Tick boxes are provided for monitor mute, dim (with configurable attenuation), mono and test oscillator, with the first three also duplicated as hardware buttons. The output polarity of each channel can be inverted, and the mono mode can be selected via drop-down boxes — the latter with mono sum, stereo difference, or left/right-only modes.
The Eclipse 384 is a very comprehensive and high-quality product, which is relevant to well-heeled mix and mastering engineers, but its sophistication is also its Achilles' heel. To access all the facilities it really has to be controlled via the software panel (the front panel is just too incomplete) and even then it requires a lot of clicking and switching between tabs, menus and tick boxes. The analogue and digital signal paths are beyond reproach — the Eclipse sounds as transparent as any converter I've ever used — and the technical specifications reflect that quality.
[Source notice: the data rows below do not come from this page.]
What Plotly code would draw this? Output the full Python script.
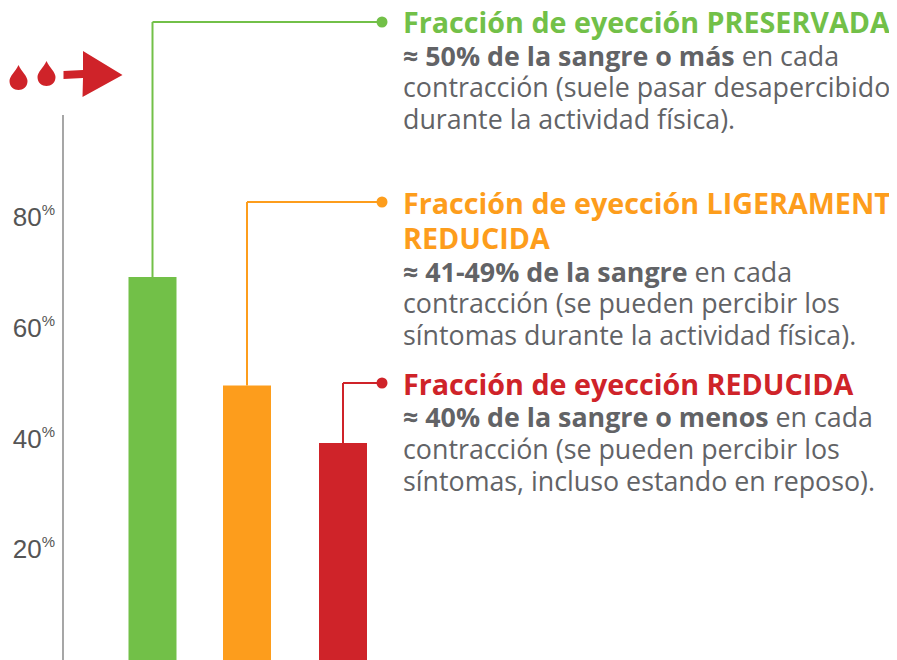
import plotly.graph_objects as go

# page body has an 8 px margin, so figure spans page pixels 8..897 and 8..660
OFF = 8
W, H = 897 - OFF, 660 - OFF

# Data
categories = ["Preservada", "Ligeramente reducida", "Reducida"]
values = [69.2, 49.6, 39.2]
colors = ["#72c048", "#fd9d1c", "#cf2329"]
tick_vals = [20, 40, 60, 80]
tick_text = [f"{v}<sup><span style='font-size:15px'>%</span></sup>" for v in tick_vals]
headline_lines = [
    ["Fracción de eyección PRESERVADA"],
    ["Fracción de eyección LIGERAMENT", "REDUCIDA"],
    ["Fracción de eyección REDUCIDA"],
]
body_lines = [
    ["<b>≈ 50% de la sangre o más</b> en cada", "contracción (suele pasar desapercibido", "durante la actividad física)."],
    ["<b>≈ 41-49% de la sangre</b> en cada", "contracción (se pueden percibir los", "síntomas durante la actividad física)."],
    ["<b>≈ 40% de la sangre o menos</b> en cada", "contracción (se pueden percibir los", "síntomas, incluso estando en reposo)."],
]

FONT = "Open Sans"
GREY = "#626366"

BAR_X_PX = [152.5, 247, 343]
LEADER_Y_PX = [22, 202, 383]
TEXT_X = 401
HEAD_Y = [[22], [202, 238], [383]]
BODY_Y = [[55, 87, 118], [271, 303, 334], [416, 448, 480]]
px_per_unit = 5.535

fig = go.Figure()
fig.add_trace(go.Bar(x=BAR_X_PX, y=values, width=48, marker=dict(color=colors, line_width=0),
                     hovertext=categories, showlegend=False))

def xp(p): return (p - OFF) / W
def yp(p): return 1 - (p - OFF) / H

shapes = []
shapes.append(dict(type="line", xref="paper", yref="y", x0=xp(63), x1=xp(63), y0=0,
                   y1=(660 - 115) / px_per_unit, line=dict(color="#777777", width=1.3)))
annotations = []
for i, c in enumerate(colors):
    top = values[i]
    ly = LEADER_Y_PX[i]
    shapes.append(dict(type="line", xref="x", yref="y", x0=BAR_X_PX[i], x1=BAR_X_PX[i], y0=top,
                       y1=(660 - ly) / px_per_unit, line=dict(color=c, width=2)))
    shapes.append(dict(type="line", xref="x", yref="paper", x0=BAR_X_PX[i], x1=382, y0=yp(ly), y1=yp(ly),
                       line=dict(color=c, width=2)))
    shapes.append(dict(type="circle", xref="paper", yref="paper", x0=xp(376.5), x1=xp(387.5),
                       y0=yp(ly + 5.5), y1=yp(ly - 5.5), fillcolor=c, line_width=0))
    for t, y in zip(headline_lines[i], HEAD_Y[i]):
        annotations.append(dict(text=f"<b>{t}</b>", x=xp(TEXT_X), y=yp(y), xref="paper", yref="paper",
                                xanchor="left", yanchor="middle", showarrow=False, align="left",
                                font=dict(family=FONT, size=28.7, color=c)))
    for t, y in zip(body_lines[i], BODY_Y[i]):
        annotations.append(dict(text=t, x=xp(TEXT_X), y=yp(y), xref="paper", yref="paper",
                                xanchor="left", yanchor="middle", showarrow=False, align="left",
                                font=dict(family=FONT, size=26.8, color=GREY)))

RED = "#cf2329"
def drop(cx, top, bot, hw):
    cy = bot - hw
    return (f"M {xp(cx)} {yp(top)} C {xp(cx+0.35*hw)} {yp(top+7)} {xp(cx+hw)} {yp(cy-5)} {xp(cx+hw)} {yp(cy)} "
            f"C {xp(cx+hw)} {yp(bot+3)} {xp(cx-hw)} {yp(bot+3)} {xp(cx-hw)} {yp(cy)} "
            f"C {xp(cx-hw)} {yp(cy-5)} {xp(cx-0.35*hw)} {yp(top+7)} {xp(cx)} {yp(top)} Z")
for d in [drop(18.5, 65, 90, 9), drop(46.5, 61, 86, 9)]:
    shapes.append(dict(type="path", xref="paper", yref="paper", path=d, fillcolor=RED, line_width=0))
arrow = [(63.5, 71), (83, 70), (83, 51), (122.5, 75), (82.5, 97), (83, 78), (63.5, 79)]
shapes.append(dict(type="path", xref="paper", yref="paper", fillcolor=RED, line_width=0,
                   path="M " + " L ".join(f"{xp(a)} {yp(b)}" for a, b in arrow) + " Z"))

fig.update_layout(
    width=W, height=H, margin=dict(l=0, r=0, t=0, b=0), paper_bgcolor="white", plot_bgcolor="white",
    showlegend=False, shapes=shapes, annotations=annotations,
    xaxis=dict(range=[OFF, 897], visible=False, domain=[0, 1], fixedrange=True),
    yaxis=dict(range=[0, H / px_per_unit], domain=[0, 1], anchor="free", position=xp(55), side="left",
               tickvals=tick_vals, ticktext=tick_text, ticks="", showgrid=False, zeroline=False, showline=False,
               tickfont=dict(family="Liberation Sans", size=26, color="#555555"), fixedrange=True),
)
fig.write_html("out.html", config={"displayModeBar": False})
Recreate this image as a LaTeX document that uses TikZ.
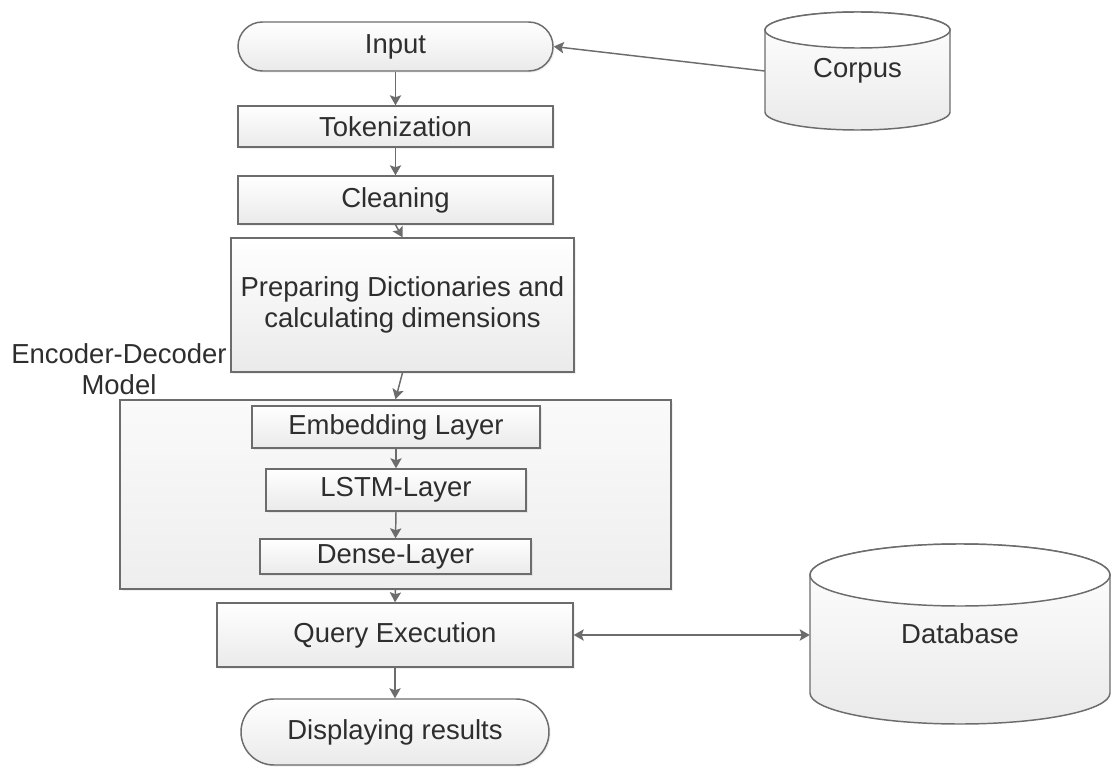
\documentclass[tikz,border=0pt]{standalone}
\usepackage{fontspec}
\setmainfont{Liberation Sans}
\usetikzlibrary{arrows.meta,shadows}
\definecolor{edge}{HTML}{6C6C6C}
\definecolor{ink}{HTML}{2E2E2E}
\definecolor{fillbot}{HTML}{EAEAEA}
\definecolor{groupbot}{HTML}{EEEEEE}
\begin{document}
\begin{tikzpicture}[x=0.75pt,y=0.75pt,
  size/.style 2 args={minimum width=#1*0.75pt, minimum height=#2*0.75pt},
  base/.style={draw=edge, line width=1.1pt, inner sep=0pt, text=ink,
    top color=white, bottom color=fillbot,
    drop shadow={opacity=0.12, shadow xshift=1.2pt, shadow yshift=-1.2pt}},
  procbox/.style={base, rectangle},
  termbox/.style={base, rectangle, rounded corners=#1},
  groupbox/.style={base, rectangle, top color=white!98!black, bottom color=groupbot},
  tip/.tip={Stealth[length=7.5pt,width=8.5pt,inset=1.5pt]},
  link/.style={draw=edge, line width=1.1pt, -tip},
  twoway/.style={draw=edge, line width=1.1pt, tip-tip},
  every node/.style={font=\fontsize{20.6pt}{23.3pt}\selectfont}
]
\useasboundingbox (0,0) rectangle (1111,-767);

% cylinders (storage)
\path[top color=white, bottom color=fillbot, draw=edge, line width=1.1pt]
  (765,-30) -- (765,-112) arc[start angle=180,end angle=360,x radius=69.375pt,y radius=13.5pt]
  -- (950,-30) arc[start angle=0,end angle=180,x radius=69.375pt,y radius=13.5pt] -- cycle;
\draw[draw=edge, line width=1.1pt, fill=white] (857.5,-30) ellipse[x radius=69.375pt,y radius=13.5pt];
\node[size={185}{82}, inner sep=0pt, text=ink] (corpus) at (857.5,-71) {Corpus};

\path[top color=white, bottom color=fillbot, draw=edge, line width=1.1pt]
  (810,-575) -- (810,-693) arc[start angle=180,end angle=360,x radius=112.5pt,y radius=23.25pt]
  -- (1110,-575) arc[start angle=0,end angle=180,x radius=112.5pt,y radius=23.25pt] -- cycle;
\draw[draw=edge, line width=1.1pt, fill=white] (960,-575) ellipse[x radius=112.5pt,y radius=23.25pt];
\node[size={300}{110}, inner sep=0pt, text=ink] (db) at (960,-634) {Database};

% main flow
\node[termbox=18.3pt, size={315}{49}] (input) at (395.5,-46.5) {Input};
\node[procbox, size={315}{41}] (tok) at (395.5,-126.5) {Tokenization};
\node[procbox, size={315}{48}] (clean) at (395.5,-200) {Cleaning};
\node[procbox, size={343}{134}, align=center] (prep) at (402.5,-305)
  {Preparing Dictionaries and\\calculating dimensions};
\node[groupbox, size={551}{189}] (enc) at (395.5,-494.5) {};
\node[procbox, size={288}{42}] (emb) at (396,-427) {Embedding Layer};
\node[procbox, size={260}{42}] (lstm) at (396,-490) {LSTM-Layer};
\node[procbox, size={271}{35}] (dense) at (395.5,-556.5) {Dense-Layer};
\node[procbox, size={356}{64}] (query) at (395,-635) {Query Execution};
\node[termbox=24.7pt, size={308}{66}] (disp) at (395,-732) {Displaying results};
\node[align=center, text=ink, inner sep=0pt] (enclabel) at (119,-369) {Encoder-Decoder\\Model};

% connectors
\draw[link] (corpus.west) -- (input.east);
\draw[link] (input.south) -- (tok.north);
\draw[link] (tok.south) -- (clean.north);
\draw[link] (clean.south) -- (prep.north);
\draw[link] (prep.south) -- (enc.north);
\draw[link] (emb.south) -- (lstm.north);
\draw[link] (lstm.south) -- (dense.north);
\draw[link] (enc.south) -- (query.north);
\draw[link] (query.south) -- (disp.north);
\draw[twoway] (query.east) -- (query.east -| db.west);
\end{tikzpicture}
\end{document}
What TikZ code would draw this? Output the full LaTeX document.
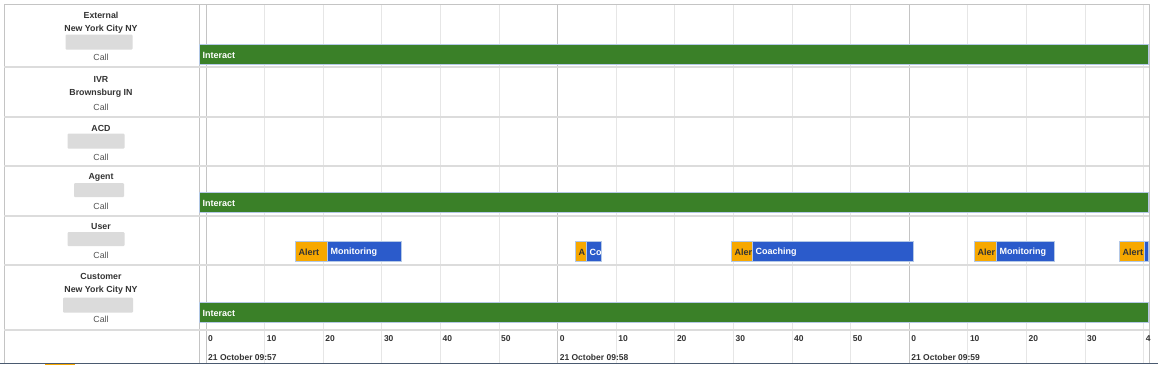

I measured THD for the A-D and D-A both comfortably below 0.0008 percent, for example, and although I couldn't match the published dynamic range figures, my Audio Precision's AES17 measurements gave 121dB (A-weighted) for both the A-D and D-A converters. These are genuinely excellent figures — on a par with the best I've ever measured — but well short of the claimed 123dB (A-D) and 129dB (D-A).
The Eclipse is scarily expensive, but it's an interesting product and worth careful consideration by anyone investigating high-end monitor controllers with integrated converters, or a top-quality stereo interface with artist foldback and monitor controller facilities.
I'm not aware of any other product that perfectly matches the feature and functions of the Eclipse, but there are several high-end monitor controllers that incorporate reference A-D/D-A converters, such as the Crane Song Avocet, Dangerous Music ST/SR and Crookwood Monitor and Master Consoles, all of which are less expensive, but lack the master-clock facilities of the Eclipse.